THE parties on Kingston Council had clashing ideas as the authority's budget for the next financial year was set.
The council tax rise of 1.9 per cent proposed by the ruling Liberal Democrats - the lowest ever increase - was confirmed last Thursday by 25 votes to 20.
But the Conservatives said more should have been done to achieve a tax freeze, something most other London boroughs have announced.
In his speech at the full council meeting, Tory leader Howard Jones highlighted IT costs and asset programmes as key areas where more effective savings could have been made.
"We always get the same old excuses," he said. "We know we get a poor deal out of the government, and we always have had a low grant per head of population.
"This year, however, Richmond and Bromley get a lower rate support grant than Kingston, and even they will levy lower council taxes than us.
"Now, we are not at the bottom of the list, and no longer the worst-off borough in this context, but we are still certainly the worst-off borough as far as our residents are concerned, still paying the highest council tax in London.
"These two other boroughs get worse grants than we do but they still manage lower council tax demands for their residents. It's not always what you earn, or the amount of money that you spend, but what you spend it on that counts. In my experience of this administration over my nearly eight years as a councillor, they do not spend money wisely."
Mr Jones highlighted problems with the road in New Malden High Street, the cost of the fountain in the Market Place and the £600,000 a year funding of the Rose Theatre as examples of the council's 'inadequacy'.
He admitted he had been unable to find a way to offer a council tax freeze, and instead suggested a 0.8 per cent rise. If the Conservatives won the election in May they would work for no increase in future years.
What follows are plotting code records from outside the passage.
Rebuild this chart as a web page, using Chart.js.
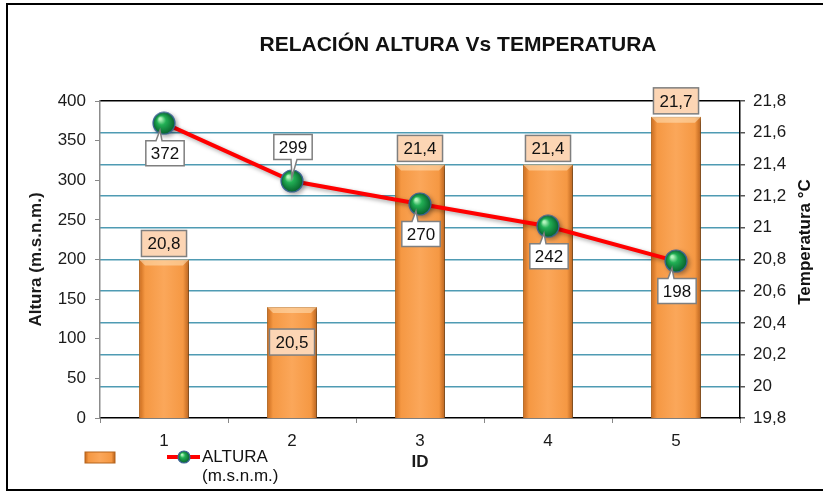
<!DOCTYPE html>
<html lang="es">
<head>
<meta charset="UTF-8" />
<title>Relación Altura Vs Temperatura</title>
<script src="https://cdn.jsdelivr.net/npm/chart.js@4"></script>
<style>
  html, body { margin: 0; padding: 0; background: #fff; }
  #wrap { width: 823px; height: 491px; }
</style>
</head>
<body>
<div id="wrap"><canvas id="chart" width="823" height="491"></canvas></div>
<script>
// data
const ids = ["1", "2", "3", "4", "5"];
const temperatura = [20.8, 20.5, 21.4, 21.4, 21.7];
const altura = [372, 299, 270, 242, 198];
const barLabelPlace = ["above", "inside", "above", "above", "above"];
const lineLabelPlace = ["below", "above", "below", "below", "below"];

const FONT = "'Liberation Sans', Arial, sans-serif";
const BAR_PCT = 0.39;
const GRID_BLUE = "#4F9BB3";

Chart.defaults.font.family = FONT;
Chart.defaults.font.size = 17;
Chart.defaults.color = "#1a1a1a";

const comma = (v) => String(Number(v.toFixed(1))).replace(".", ",");

// green ball used as point style
function sphere(r) {
  const c = document.createElement("canvas");
  const s = r * 2 + 2;
  c.width = c.height = s;
  const g = c.getContext("2d");
  const grad = g.createRadialGradient(s / 2 - r * 0.35, s / 2 - r * 0.4, r * 0.1, s / 2, s / 2, r);
  grad.addColorStop(0, "#B4F5BE");
  grad.addColorStop(0.35, "#22B055");
  grad.addColorStop(1, "#07602B");
  g.beginPath();
  g.arc(s / 2, s / 2, r, 0, Math.PI * 2);
  g.fillStyle = grad;
  g.fill();
  g.lineWidth = 1.2;
  g.strokeStyle = "#3D6596";
  g.stroke();
  return c;
}
const ball = sphere(11);
const smallBall = sphere(6);

function orangeGrad(ctx, x0, x1) {
  const g = ctx.createLinearGradient(x0, 0, x1, 0);
  g.addColorStop(0, "#C8691C");
  g.addColorStop(0.12, "#F59843");
  g.addColorStop(0.5, "#FBA75A");
  g.addColorStop(0.88, "#F59843");
  g.addColorStop(1, "#B9611B");
  return g;
}

function barFill(c) {
  const x = c.chart.scales.x;
  if (!x || c.dataIndex === undefined) return "#F79646";
  const cx = x.getPixelForValue(c.dataIndex);
  const half = (x.width / ids.length) * BAR_PCT / 2;
  if (!isFinite(cx) || !isFinite(half) || half <= 0) return "#F79646";
  return orangeGrad(c.chart.ctx, cx - half, cx + half);
}

function box(ctx, x, y, w, h, fill, text) {
  ctx.fillStyle = fill;
  ctx.fillRect(x, y, w, h);
  ctx.strokeStyle = "#7F7F7F";
  ctx.lineWidth = 1.5;
  ctx.strokeRect(x, y, w, h);
  ctx.fillStyle = "#111";
  ctx.fillText(text, x + w / 2, y + h / 2 + 1);
}

const decor = {
  id: "decor",
  beforeDatasetDraw(chart, args) {
    const ctx = chart.ctx;
    ctx.save();
    ctx.shadowColor = "rgba(0,0,0,0.35)";
    ctx.shadowOffsetX = args.index === 0 ? 3 : 2;
    ctx.shadowOffsetY = 2;
    ctx.shadowBlur = 4;
  },
  afterDatasetDraw(chart, args) {
    const ctx = chart.ctx;
    ctx.restore();
    if (args.index !== 0) return;
    // bevel on the bars
    args.meta.data.forEach((el) => {
      const { x, y, base, width } = el.getProps(["x", "y", "base", "width"], true);
      const l = x - width / 2, r = x + width / 2, b = 6;
      ctx.save();
      ctx.fillStyle = "rgba(255,225,185,0.55)";
      ctx.beginPath();
      ctx.moveTo(l, y); ctx.lineTo(r, y); ctx.lineTo(r - b, y + b); ctx.lineTo(l + b, y + b);
      ctx.closePath(); ctx.fill();
      ctx.fillStyle = "rgba(120,55,0,0.35)";
      ctx.beginPath();
      ctx.moveTo(l, base); ctx.lineTo(r, base); ctx.lineTo(r - b, base - b); ctx.lineTo(l + b, base - b);
      ctx.closePath(); ctx.fill();
      ctx.restore();
    });
  },
  afterDatasetsDraw(chart) {
    const ctx = chart.ctx;
    ctx.save();
    ctx.font = "17px " + FONT;
    ctx.textAlign = "center";
    ctx.textBaseline = "middle";

    // bar value labels
    chart.getDatasetMeta(0).data.forEach((el, i) => {
      const t = comma(temperatura[i]);
      const w = ctx.measureText(t).width + 12, h = 26;
      const cy = barLabelPlace[i] === "above" ? el.y - 3 - h / 2 : el.y + 35;
      box(ctx, el.x - w / 2, cy - h / 2, w, h, "#FCD5B4", t);
    });

    // callouts for the line
    chart.getDatasetMeta(1).data.forEach((el, i) => {
      const t = String(altura[i]);
      const w = ctx.measureText(t).width + 10, h = 25;
      const below = lineLabelPlace[i] === "below";
      const cx = el.x + 1;
      const cy = below ? el.y + 30 : el.y - 34;
      const x0 = cx - w / 2, x1 = cx + w / 2, y0 = cy - h / 2, y1 = cy + h / 2;
      ctx.beginPath();
      if (below) {
        ctx.moveTo(x0, y0); ctx.lineTo(cx - 9, y0); ctx.lineTo(el.x - 4, el.y + 7);
        ctx.lineTo(cx - 3, y0); ctx.lineTo(x1, y0); ctx.lineTo(x1, y1); ctx.lineTo(x0, y1);
      } else {
        ctx.moveTo(x0, y0); ctx.lineTo(x1, y0); ctx.lineTo(x1, y1); ctx.lineTo(cx + 4, y1);
        ctx.lineTo(el.x, el.y - 4); ctx.lineTo(cx - 2, y1); ctx.lineTo(x0, y1);
      }
      ctx.closePath();
      ctx.fillStyle = "#fff";
      ctx.fill();
      ctx.strokeStyle = "#7F7F7F";
      ctx.lineWidth = 1.5;
      ctx.stroke();
      ctx.fillStyle = "#111";
      ctx.fillText(t, cx, cy + 1);
    });
    ctx.restore();
  },
  afterDraw(chart) {
    const ctx = chart.ctx;
    ctx.save();
    // outer frame
    ctx.strokeStyle = "#000";
    ctx.lineWidth = 2;
    ctx.strokeRect(7, 4, 900, 486);

    // title
    ctx.fillStyle = "#111";
    ctx.textAlign = "center";
    ctx.textBaseline = "middle";
    ctx.font = "bold 21px " + FONT;
    ctx.fillText("RELACIÓN ALTURA Vs TEMPERATURA", 458, 45);

    // right axis title, reading upward
    ctx.save();
    ctx.translate(805, 242);
    ctx.rotate(-Math.PI / 2);
    ctx.font = "bold 17px " + FONT;
    ctx.fillText("Temperatura °C", 0, 0);
    ctx.restore();

    // legend
    ctx.fillStyle = orangeGrad(ctx, 85, 115);
    ctx.fillRect(85, 452, 30, 11);
    ctx.strokeStyle = "#B5651D";
    ctx.lineWidth = 1;
    ctx.strokeRect(85, 452, 30, 11);
    ctx.strokeStyle = "#FF0000";
    ctx.lineWidth = 4;
    ctx.beginPath();
    ctx.moveTo(167, 457); ctx.lineTo(200, 457);
    ctx.stroke();
    ctx.drawImage(smallBall, 184 - smallBall.width / 2, 457 - smallBall.height / 2);
    ctx.fillStyle = "#111";
    ctx.textAlign = "left";
    ctx.font = "17px " + FONT;
    ctx.fillText("ALTURA", 202, 457);
    ctx.fillText("(m.s.n.m.)", 202, 476);
    ctx.restore();
  }
};

new Chart(document.getElementById("chart"), {
  data: {
    labels: ids,
    datasets: [
      {
        type: "bar",
        label: "Temperatura",
        data: temperatura,
        yAxisID: "y1",
        backgroundColor: barFill,
        borderColor: "#B5651D",
        borderWidth: 1,
        barPercentage: BAR_PCT,
        categoryPercentage: 1,
        order: 1
      },
      {
        type: "line",
        label: "ALTURA (m.s.n.m.)",
        data: altura,
        yAxisID: "y",
        borderColor: "#FF0000",
        borderWidth: 4,
        pointStyle: ball,
        pointRadius: 11,
        tension: 0,
        order: 0
      }
    ]
  },
  plugins: [decor],
  options: {
    responsive: false,
    animation: false,
    layout: { padding: { top: 101, left: 8, right: 0, bottom: 0 } },
    plugins: {
      legend: { display: false },
      title: { display: false },
      tooltip: { enabled: false }
    },
    scales: {
      x: {
        grid: { offset: true, drawOnChartArea: false, tickLength: 5, color: "#888" },
        border: { color: "#000", width: 1.5 },
        ticks: { padding: 8, maxRotation: 0 },
        title: { display: true, text: "ID", font: { weight: "bold", size: 17 }, padding: { top: 0, bottom: 18 } },
        afterFit: (s) => { s.height = 73; }
      },
      y: {
        position: "left",
        min: 0,
        max: 400,
        ticks: { stepSize: 50, padding: 9 },
        grid: { drawOnChartArea: false, tickLength: 5, color: "#888" },
        border: { color: "#8C8C8C", width: 1.5 },
        title: { display: true, text: "Altura (m.s.n.m.)", font: { weight: "bold", size: 17 }, padding: { top: 18, bottom: 0 } },
        afterFit: (s) => { s.width = 92; }
      },
      y1: {
        position: "right",
        min: 19.8,
        max: 21.8,
        ticks: { stepSize: 0.2, padding: 8, callback: (v) => comma(v) },
        grid: {
          tickLength: 5,
          lineWidth: 1.5,
          tickColor: "#555",
          color: (c) => {
            const v = c.tick ? c.tick.value : 0;
            if (Math.abs(v - 21.8) < 1e-6) return "#000";
            if (Math.abs(v - 19.8) < 1e-6) return "rgba(0,0,0,0)";
            return GRID_BLUE;
          }
        },
        border: { color: "#000", width: 1.5 },
        title: { display: false },
        afterFit: (s) => { s.width = 83; }
      }
    }
  }
});
</script>
</body>
</html>
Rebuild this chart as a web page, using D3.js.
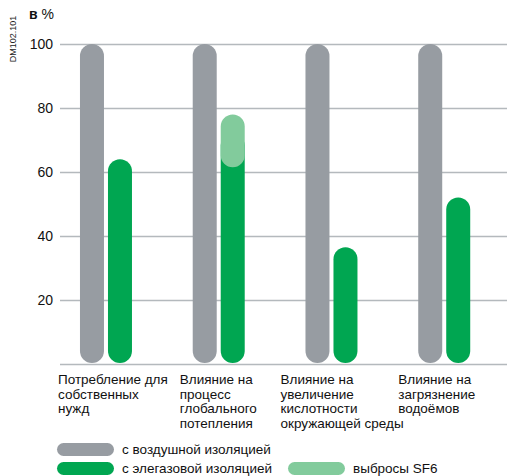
<!DOCTYPE html>
<html>
<head>
<meta charset="utf-8">
<script src="https://cdn.jsdelivr.net/npm/d3@7"></script>
<style>
	body { margin: 0; background: #fff; }
	svg { display: block; font-family: 'Liberation Sans', Arial, sans-serif; }
</style>
</head>
<body>
<div id="chart"></div>
<script>
var categories = [
	['Потребление для', 'собственных', 'нужд'],
	['Влияние на', 'процесс', 'глобального', 'потепления'],
	['Влияние на', 'увеличение', 'кислотности', 'окружающей среды'],
	['Влияние на', 'загрязнение', 'водоёмов']
];
var airValues = [100, 100, 100, 100];
var sf6Values = [64, 72, 36.5, 52];
var emissionLow = [null, 61.5, null, null];
var emissionHigh = [null, 78, null, null];
var yTicks = [20, 40, 60, 80, 100];
var legendItems = ['с воздушной изоляцией', 'с элегазовой изоляцией', 'выбросы SF6'];

var width = 507, height = 476;
var grey = '#979ca2', green = '#00a651', lightGreen = '#82cb9c', gridColor = '#b4b9bd';
var barW = 24;
var labelShift = [8, 17, 5, 10];

var svg = d3.select('#chart').append('svg')
	.attr('width', width)
	.attr('height', height);

var x = d3.scaleBand()
	.domain(d3.range(categories.length))
	.range([50, 501]);
var y = d3.scaleLinear()
	.domain([0, 100])
	.range([364, 44]);

// grid
svg.append('g').selectAll('line')
	.data([0].concat(yTicks))
	.enter().append('line')
	.attr('x1', 60)
	.attr('x2', width)
	.attr('y1', function(d) { return Math.round(y(d)) + 0.5; })
	.attr('y2', function(d) { return Math.round(y(d)) + 0.5; })
	.attr('stroke', gridColor)
	.attr('stroke-width', 1.3);

svg.append('g').selectAll('text')
	.data(yTicks)
	.enter().append('text')
	.attr('x', 53)
	.attr('y', function(d) { return y(d) + 5; })
	.attr('text-anchor', 'end')
	.attr('font-size', 14)
	.attr('fill', '#111')
	.text(function(d) { return d; });

svg.append('text')
	.attr('x', 29)
	.attr('y', 19)
	.attr('font-size', 14)
	.attr('fill', '#111')
	.html('<tspan font-weight="bold">в</tspan> %');

svg.append('text')
	.attr('transform', 'translate(16,39) rotate(-90)')
	.attr('text-anchor', 'middle')
	.attr('font-size', 9)
	.attr('fill', '#222')
	.text('DM102.101');

function pill(g, x0, top, bottom, color) {
	g.append('rect')
		.attr('x', x0)
		.attr('y', top)
		.attr('width', barW)
		.attr('height', bottom - top)
		.attr('rx', barW / 2)
		.attr('fill', color);
}

var bars = svg.append('g');
categories.forEach(function(c, i) {
	var cx = x(i) + x.bandwidth() / 2;
	pill(bars, cx - 26.4, y(airValues[i]), y(0) - 1, grey);
	pill(bars, cx + 1.6, y(sf6Values[i]), y(0) - 1, green);
	if (emissionHigh[i] != null) {
		pill(bars, cx + 1.6, y(emissionHigh[i]), y(emissionLow[i]), lightGreen);
	}
});

// category labels
var labels = svg.append('g');
categories.forEach(function(lines, i) {
	var t = labels.append('text')
		.attr('x', x(i) + labelShift[i])
		.attr('y', 384)
		.attr('font-size', 13.5)
		.attr('fill', '#111');
	lines.forEach(function(s, j) {
		t.append('tspan')
			.attr('x', x(i) + labelShift[i])
			.attr('dy', j == 0 ? 0 : 14.7)
			.text(s);
	});
});

// legend
var legendPos = [[57, 443], [57, 462], [288, 462]];
var legendColors = [grey, green, lightGreen];
legendItems.forEach(function(s, i) {
	svg.append('rect')
		.attr('x', legendPos[i][0])
		.attr('y', legendPos[i][1])
		.attr('width', 57)
		.attr('height', 13)
		.attr('rx', 6.5)
		.attr('fill', legendColors[i]);
	svg.append('text')
		.attr('x', legendPos[i][0] + 65)
		.attr('y', legendPos[i][1] + 11)
		.attr('font-size', 13.5)
		.attr('fill', '#111')
		.text(s);
});
</script>
</body>
</html>
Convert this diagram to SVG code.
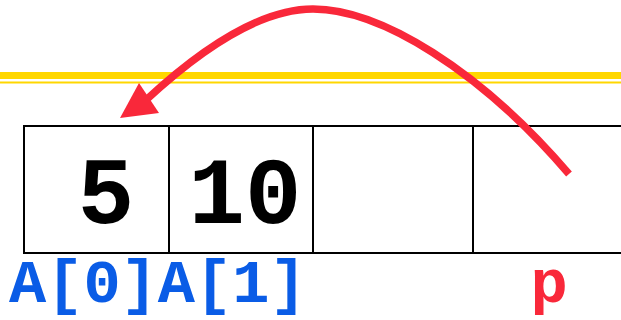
<svg xmlns="http://www.w3.org/2000/svg" width="621" height="320" viewBox="0 0 621 320">
<style>
.cell{fill:#fff;stroke:#000;stroke-width:2}
.val{font-family:"Liberation Mono","Courier New",monospace;font-weight:bold;font-size:94px;fill:#000;text-anchor:middle}
.lbl{font-family:"Liberation Mono","Courier New",monospace;font-weight:bold;font-size:62px}
.ptr{fill:none;stroke:#f9283a;stroke-width:7.5}
</style>
<g id="rule">
<line x1="0" y1="75.5" x2="621" y2="75.5" stroke="#ffd700" stroke-width="7"/>
<line x1="0" y1="82.5" x2="621" y2="82.5" stroke="#ffd700" stroke-width="2"/>
</g>
<g id="cell0"><rect class="cell" x="24" y="126" width="145" height="127"/><text class="val" x="106" y="223">5</text></g>
<g id="cell1"><rect class="cell" x="169" y="126" width="144" height="127"/><text class="val" x="245" y="223">10</text></g>
<g id="cell2"><rect class="cell" x="313" y="126" width="160" height="127"/></g>
<g id="cell3"><rect class="cell" x="473" y="126" width="160" height="127"/></g>
<g id="labels">
<text class="lbl" x="9" y="302" fill="#0a5ce6">A[0]A[1]</text>
<text class="lbl" x="549" y="302" fill="#f9283a" text-anchor="middle">p</text>
</g>
<g id="connectors">
<path class="ptr" d="M569,174 C480,70 380,9 313,9 C260,9 200,50 146,100"/>
<polygon points="120,118 139,83 159,113" fill="#f9283a"/>
</g>
</svg>
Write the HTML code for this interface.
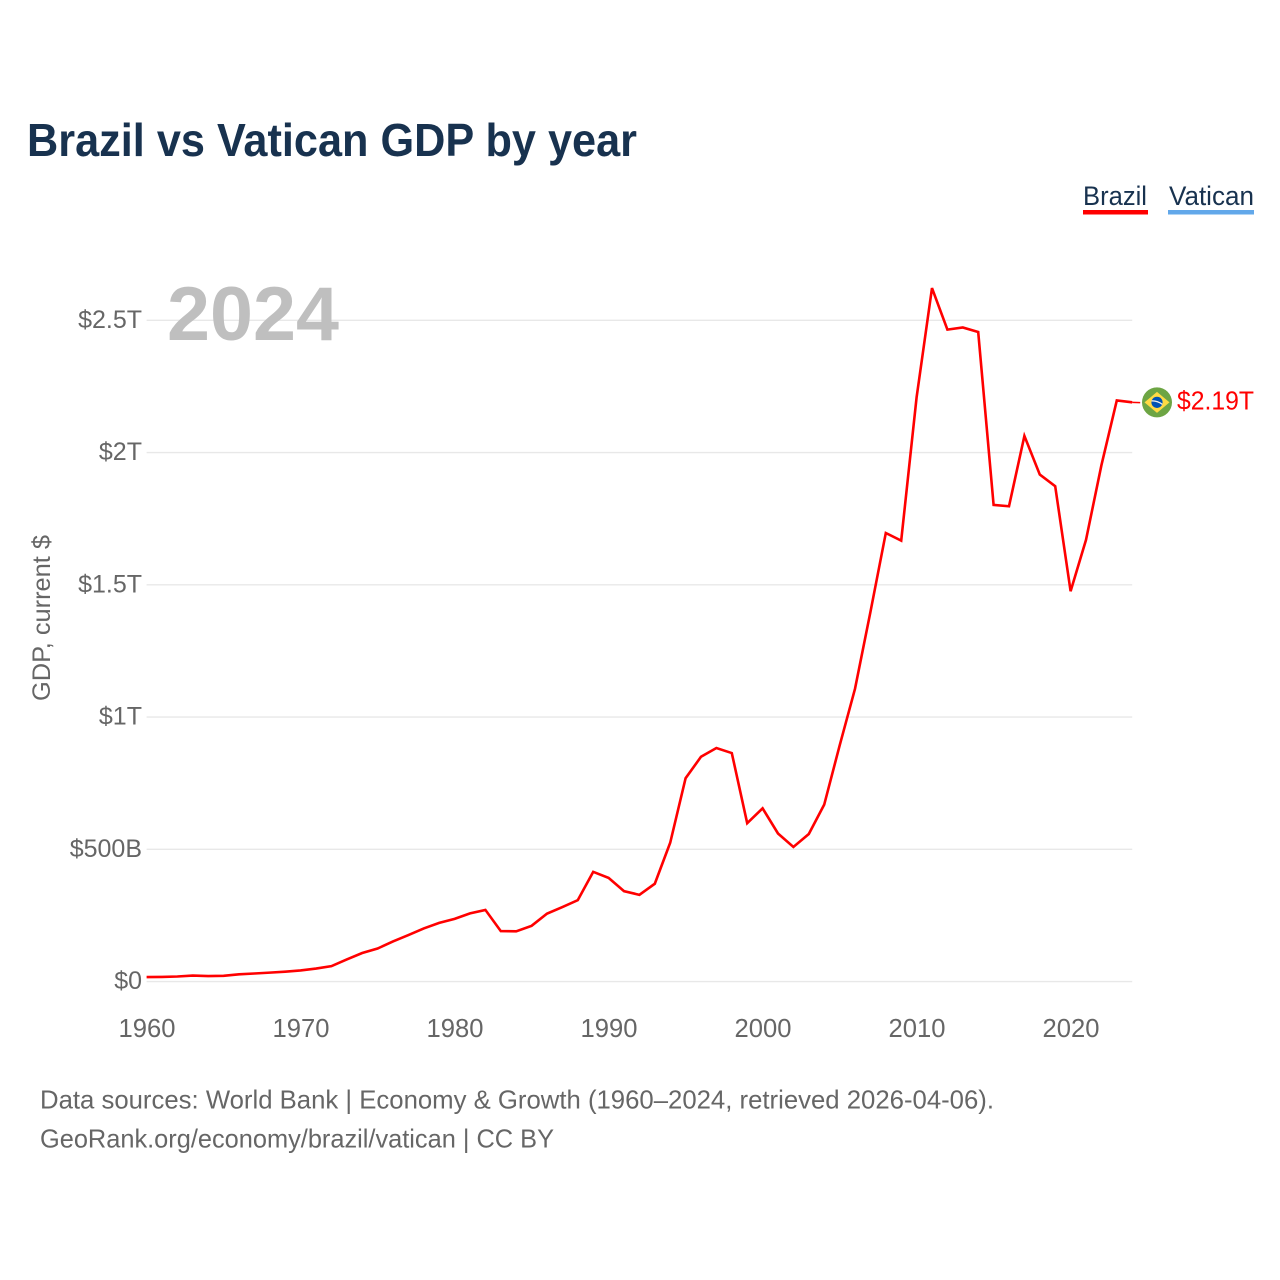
<!DOCTYPE html>
<html lang="en">
<head>
<meta charset="utf-8">
<title>Brazil vs Vatican GDP by year</title>
<style>
html,body{margin:0;padding:0;background:#fff;width:1280px;height:1280px;overflow:hidden}
svg{display:block;font-family:"Liberation Sans",sans-serif}
</style>
</head>
<body>
<svg id="chart" width="1280" height="1280" viewBox="0 0 1280 1280" xmlns="http://www.w3.org/2000/svg">
  <text x="27" y="156" font-size="46" font-weight="700" fill="#18324f" textLength="610" lengthAdjust="spacingAndGlyphs">Brazil vs Vatican GDP by year</text>

  <g>
    <text x="1083" y="205" font-size="27" fill="#18324f" textLength="64" lengthAdjust="spacingAndGlyphs">Brazil</text>
    <rect x="1083" y="210" width="65" height="4.5" fill="#ff0000"/>
  </g>
  <g>
    <text x="1169" y="205" font-size="27" fill="#18324f" textLength="85" lengthAdjust="spacingAndGlyphs">Vatican</text>
    <rect x="1168" y="210" width="86" height="4.5" fill="#62a8ea"/>
  </g>

  <g id="grid"></g>
  <g id="yticks"></g>
  <g id="xticks"></g>

  <text x="167" y="340" font-size="76" font-weight="700" fill="#bfbfbf" textLength="172" lengthAdjust="spacingAndGlyphs">2024</text>

  <text transform="translate(50,618) rotate(-90)" text-anchor="middle" font-size="25" fill="#666666" textLength="166" lengthAdjust="spacingAndGlyphs">GDP, current $</text>

  <path id="brazil-line" fill="none" stroke="#ff0000" stroke-width="2.6" stroke-linejoin="miter"/>
  <path id="end-connector" fill="none" stroke="#ff0000" stroke-width="1.5"/>

  <g id="flag">
    <circle cx="0" cy="0" r="15" fill="#6da544"/>
    <polygon points="0,-10.5 12.5,0 0,10.5 -12.5,0" fill="#ffda44"/>
    <circle cx="0" cy="0" r="5.6" fill="#0052b4"/>
    <path d="M-5.4,-1.4 Q0,-1.8 5.3,2" fill="none" stroke="#f0f0f0" stroke-width="1.3"/>
  </g>
  <text id="end-label" x="1177" font-size="26" fill="#ff0000" textLength="77" lengthAdjust="spacingAndGlyphs"></text>

  <text x="40" y="1108.5" font-size="26" fill="#666666" textLength="954" lengthAdjust="spacingAndGlyphs">Data sources: World Bank | Economy &amp; Growth (1960–2024, retrieved 2026-04-06).</text>
  <text x="40" y="1147.5" font-size="26" fill="#666666" textLength="514" lengthAdjust="spacingAndGlyphs">GeoRank.org/economy/brazil/vatican | CC BY</text>
</svg>

<script>
// GDP in billions of current US$
const startYear = 1960;
const brazilGdp = [
  17, 17.5, 19.3, 23, 21, 21.8, 27.6, 30.6, 33.9, 37.5,
  42.3, 49.2, 58.5, 84, 108, 125, 152, 176, 201, 222,
  237, 258, 271, 191, 190, 211, 257, 282, 308, 415,
  392, 342, 328, 370, 525, 769, 850, 883, 864, 599,
  655, 560, 509, 558, 669, 892, 1107, 1397, 1696, 1667,
  2209, 2622, 2465, 2473, 2456, 1802, 1797, 2063, 1917, 1873,
  1476, 1670, 1952, 2197, 2190
];
const yTickValues = [0, 500, 1000, 1500, 2000, 2500];
const yTickLabels = ["$0", "$500B", "$1T", "$1.5T", "$2T", "$2.5T"];
const xTickYears = [1960, 1970, 1980, 1990, 2000, 2010, 2020];
const endValueLabel = "$2.19T";

const NS = "http://www.w3.org/2000/svg";
const xScale = function (year) { return 146.6 + (year - 1960) * 15.4; };
const yScale = function (billions) { return 981.6 - billions * 0.2645; };

const grid = document.getElementById("grid");
const yticks = document.getElementById("yticks");
const xticks = document.getElementById("xticks");

yTickValues.forEach(function (v, i) {
  const line = document.createElementNS(NS, "line");
  
  
  line.setAttribute("x1", 146.6);
  line.setAttribute("x2", 1132.2);
  line.setAttribute("y1", yScale(v));
  line.setAttribute("y2", yScale(v));
  line.setAttribute("stroke", "#e8e8e8");
  line.setAttribute("stroke-width", "1.4");
  grid.appendChild(line);

  const label = document.createElementNS(NS, "text");
  
  
  label.setAttribute("x", 142);
  label.setAttribute("y", yScale(v) + 7.6);
  label.setAttribute("text-anchor", "end");
  label.setAttribute("font-size", "25");
  label.setAttribute("fill", "#666666");
  label.textContent = yTickLabels[i];
  yticks.appendChild(label);
});

xTickYears.forEach(function (year) {
  const label = document.createElementNS(NS, "text");
  
  
  label.setAttribute("x", xScale(year) + 0.4);
  label.setAttribute("y", 1037);
  label.setAttribute("text-anchor", "middle");
  label.setAttribute("font-size", "25.6");
  label.setAttribute("fill", "#666666");
  label.textContent = String(year);
  xticks.appendChild(label);
});

const points = brazilGdp.map(function (v, i) {
  return xScale(startYear + i).toFixed(2) + "," + yScale(v).toFixed(2);
});
document.getElementById("brazil-line").setAttribute("d", "M" + points.join("L"));

const lastIndex = brazilGdp.length - 1;
const endX = xScale(startYear + lastIndex);
const endY = yScale(brazilGdp[lastIndex]);
document.getElementById("end-connector").setAttribute("d", "M" + endX + "," + endY + "L" + (endX + 8) + "," + (endY + 0.3));
document.getElementById("flag").setAttribute("transform", "translate(" + (endX + 24.8) + "," + endY + ")");
const endLabel = document.getElementById("end-label");
endLabel.setAttribute("y", endY + 7);
endLabel.textContent = endValueLabel;
</script>
</body>
</html>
Liberal Democrat councillors hit back, with Simon James described the Tory proposals as 'fantasy budgeting'.
Council leader Derek Osbourne said there was a danger local authorities would focus on 'cheap tax to win votes'. "I am adamant, however, that this cannot be the behaviour of a responsible administration," he added.
"As the country continues to struggle with the effects of the longest economic downturn in modern history, local households will be more reliant on public services.
"Our priority must be to set council tax levels at a level that is affordable but does not threaten important local services."
The council's income from parking charges, planning fees and interest on savings was falling at a rate of £1.3m a year, while the cost of Freedom Passes was shooting up.
The authority had a responsibility to pump money into secondary schools, to get government funding of £300m, and this could not be found without a tax rise.